- **Source material**:
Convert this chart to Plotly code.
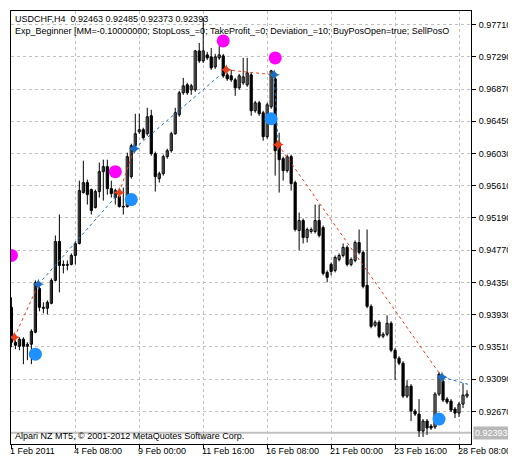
import plotly.graph_objects as go

opens = [94026,93571,93519,93610,93519,93545,93701,94273,94026,94013,94078,94377,94884,94585,94572,94585,94702,94858,95521,95651,
95560,95326,95534,95794,95859,95573,95456,95469,95339,95339,95729,96132,96314,96340,96288,96522,96028,95703,95768,95989,
96067,96288,96535,96821,96925,96860,96860,97367,97237,97315,97289,97159,97276,97302,97055,97042,96990,96886,96951,96925,
97055,96587,96691,96561,96249,96639,97003,96171,95963,95807,95989,95651,95027,95157,94936,95014,95014,95157,95066,94481,
94585,94507,94650,94702,94806,94585,94637,94871,94741,94312,94039,93792,93831,93649,93675,93818,93467,93363,93298,92869,
92999,92674,92635,92414,92544,92479,92466,92895,93064,92830,92804,92700,92648,92765,92869]
highs = [94156,93597,93636,93636,93571,93740,94377,94299,94091,94117,94403,94962,95235,94637,94637,94728,94884,95677,95937,95690,
95573,95560,95911,95950,95950,95677,95573,95508,95586,96041,96158,96548,96548,96366,96626,96600,96054,95794,96015,96093,
96314,96626,96847,97016,96951,96938,97380,97471,97796,97354,97406,97328,97432,97328,97081,97120,97016,97068,97276,97276,
97081,96717,96717,96587,96691,97120,97029,96301,95989,96015,96015,95677,95261,95183,95066,95066,95365,95365,95092,94507,
94611,94702,94728,94858,94832,94676,94897,95040,94767,95040,94065,93857,93857,93701,93922,93844,93493,93389,93324,93077,
93025,92700,92830,92570,92570,92505,92921,93181,93090,92856,92830,92726,92791,93038,92947]
lows = [93506,93480,93467,93285,93337,93285,93688,93974,93948,93935,94065,94364,94221,94468,94507,94572,94585,94845,95508,95365,
95235,95313,95456,95417,95495,95456,95365,95326,95235,95326,95703,96106,96288,96210,96262,96002,95534,95651,95742,95963,
96041,96275,96509,96795,96795,96795,96834,97211,97211,97250,97120,97133,97250,97016,96977,96964,96782,96860,96925,96899,
96522,96561,96522,96197,96223,96613,95742,95521,95677,95781,95547,95014,94767,94858,94871,94988,94988,94936,94442,94351,
94442,94481,94624,94676,94559,94559,94611,94715,94273,94013,93753,93766,93623,93623,93649,93441,93077,93272,92843,92843,
92544,92609,92336,92336,92362,92427,92440,92869,92791,92765,92661,92583,92596,92713,92843]
closes = [93571,93532,93610,93519,93545,93714,94351,94026,94013,94091,94377,94884,94572,94572,94585,94702,94858,95547,95651,95495,
95287,95534,95794,95859,95573,95508,95547,95339,95333,95989,96132,96288,96340,96236,96509,96028,95729,95768,95989,96067,
96288,96561,96821,96912,96821,96912,97367,97237,97367,97276,97146,97289,97315,97042,97003,96990,96886,97042,97029,97081,
96587,96691,96548,96249,96665,97107,96067,95950,95807,95989,95638,95040,95157,94936,95040,95040,95157,94962,94468,94416,
94494,94676,94702,94806,94585,94650,94871,94741,94299,94039,93779,93831,93649,93675,93818,93467,93363,93298,92869,92999,
92674,92635,92414,92544,92453,92453,92895,93155,92817,92791,92687,92648,92765,92882,92895]

sell_dot_bar = [0, 26, 53, 66]
sell_dot_price = [94702, 95794, 97497, 97276]
buy_dot_bar = [6, 30, 65, 107]
buy_dot_price = [93415, 95430, 96483, 92570]

trade_bar = [0.75, 6.75, 27, 30.75, 53.75, 65.75, 66.75, 107.75, 115]
trade_price = [93636, 94325, 95521, 96093, 97120, 97055, 96145, 93116, 93012]
trade_side = ["sell", "buy", "sell", "buy", "sell", "buy", "sell", "buy"]

ytick_vals = [97710, 97290, 96870, 96450, 96030, 95610, 95190, 94770, 94350, 93930, 93510, 93090, 92670]
xtick_bars = [0, 16, 32, 48, 64, 80, 96, 112]
xtick_text = ["1 Feb 2011", "4 Feb 08:00", "9 Feb 00:00", "11 Feb 16:00", "16 Feb 08:00", "21 Feb 00:00", "23 Feb 16:00", "28 Feb 08:00"]
last_price = 92393

S = 1e5
fig = go.Figure()

wx, wy = [], []
for i in range(len(opens)):
    wx += [i, i, None]
    wy += [lows[i]/S, highs[i]/S, None]
fig.add_trace(go.Scatter(x=wx, y=wy, mode="lines", line=dict(color="black", width=1),
                         showlegend=False, hoverinfo="skip"))
for bull in (True, False):
    idx = [i for i in range(len(opens)) if (closes[i] >= opens[i]) == bull]
    fig.add_trace(go.Bar(
        x=idx, base=[min(opens[i], closes[i])/S for i in idx],
        y=[max(abs(closes[i]-opens[i]), 8)/S for i in idx], width=0.55,
        marker=dict(color="white" if bull else "black", line=dict(color="black", width=1)),
        showlegend=False, hoverinfo="skip"))

for k in range(len(trade_side)):
    col = "#e8401c" if trade_side[k] == "sell" else "#1a6fc4"
    fig.add_trace(go.Scatter(x=trade_bar[k:k+2], y=[v/S for v in trade_price[k:k+2]], mode="lines",
                             line=dict(color=col, width=1, dash="dot"), showlegend=False, hoverinfo="skip"))
for k in range(len(trade_side)):
    col = "#e8401c" if trade_side[k] == "sell" else "#1a6fc4"
    fig.add_trace(go.Scatter(x=[trade_bar[k]], y=[trade_price[k]/S], mode="markers",
                             marker=dict(symbol="star-diamond", size=8, color=col), showlegend=False, hoverinfo="skip"))

fig.add_trace(go.Scatter(x=sell_dot_bar, y=[v/S for v in sell_dot_price], mode="markers",
                         marker=dict(size=13, color="#ff00ff"), showlegend=False, hoverinfo="skip"))
fig.add_trace(go.Scatter(x=buy_dot_bar, y=[v/S for v in buy_dot_price], mode="markers",
                         marker=dict(size=13, color="#1e90ff"), showlegend=False, hoverinfo="skip"))

fig.add_shape(type="line", xref="paper", x0=0, x1=1, y0=last_price/S, y1=last_price/S,
              line=dict(color="#c0c0c0", width=2), layer="below")

font = dict(family="Liberation Sans", size=9, color="black")
fig.update_layout(
    width=516, height=457, margin=dict(l=3, r=53, t=3, b=21),
    paper_bgcolor="white", plot_bgcolor="white", font=font, barmode="overlay",
    xaxis=dict(range=[-0.1, 115], tickvals=xtick_bars, showticklabels=False, ticks="outside", ticklen=4,
               tickcolor="black", showgrid=True, gridcolor="#c0c0c0", griddash="3px,3px", gridwidth=1,
               showline=True, linecolor="black", mirror=True, zeroline=False),
    yaxis=dict(range=[0.92245, 0.97887], side="right", tickvals=[v/S for v in ytick_vals],
               ticktext=["%.5f" % (v/S) for v in ytick_vals], ticks="outside", ticklen=4, tickcolor="black",
               ticklabelstandoff=1,
               showgrid=True, gridcolor="#c0c0c0", griddash="3px,3px", showline=True, linecolor="black",
               mirror=True, zeroline=False),
)
for b, t in zip(xtick_bars, xtick_text):
    fig.add_annotation(x=b, y=0, xref="x", yref="paper", yshift=-1, text=t, showarrow=False,
                       xanchor="left", yanchor="top", font=font, xshift=-2, borderpad=0)
fig.add_annotation(x=0.005, y=1, xref="paper", yref="paper", yshift=-1, showarrow=False, xanchor="left", yanchor="top",
                   align="left", font=font,
                   text="USDCHF,H4  0.92463 0.92485 0.92373 0.92393<br>Exp_Beginner [MM=-0.10000000; StopLoss_=0; TakeProfit_=0; Deviation_=10; BuyPosOpen=true; SellPosO")
fig.add_annotation(x=0.005, y=0, xref="paper", yref="paper", yshift=1, showarrow=False, xanchor="left", yanchor="bottom",
                   font=font, text="Alpari NZ MT5, © 2001-2012 MetaQuotes Software Corp.")
fig.add_annotation(x=1, y=last_price/S, xref="paper", yref="y", xshift=2, showarrow=False, xanchor="left",
                   yanchor="middle", text="0.92393", font=dict(family="Liberation Sans", size=9, color="white"),
                   bgcolor="#b8b8b8", borderpad=1)
fig.write_html("out.html")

- **Problem to work on**:
Starting at the first line of the material, output exactly the lines up to and including the one with "import plotly.graph_objects as go". Do not include the pictures.

- **Task response**:
Convert this chart to Plotly code.
import plotly.graph_objects as go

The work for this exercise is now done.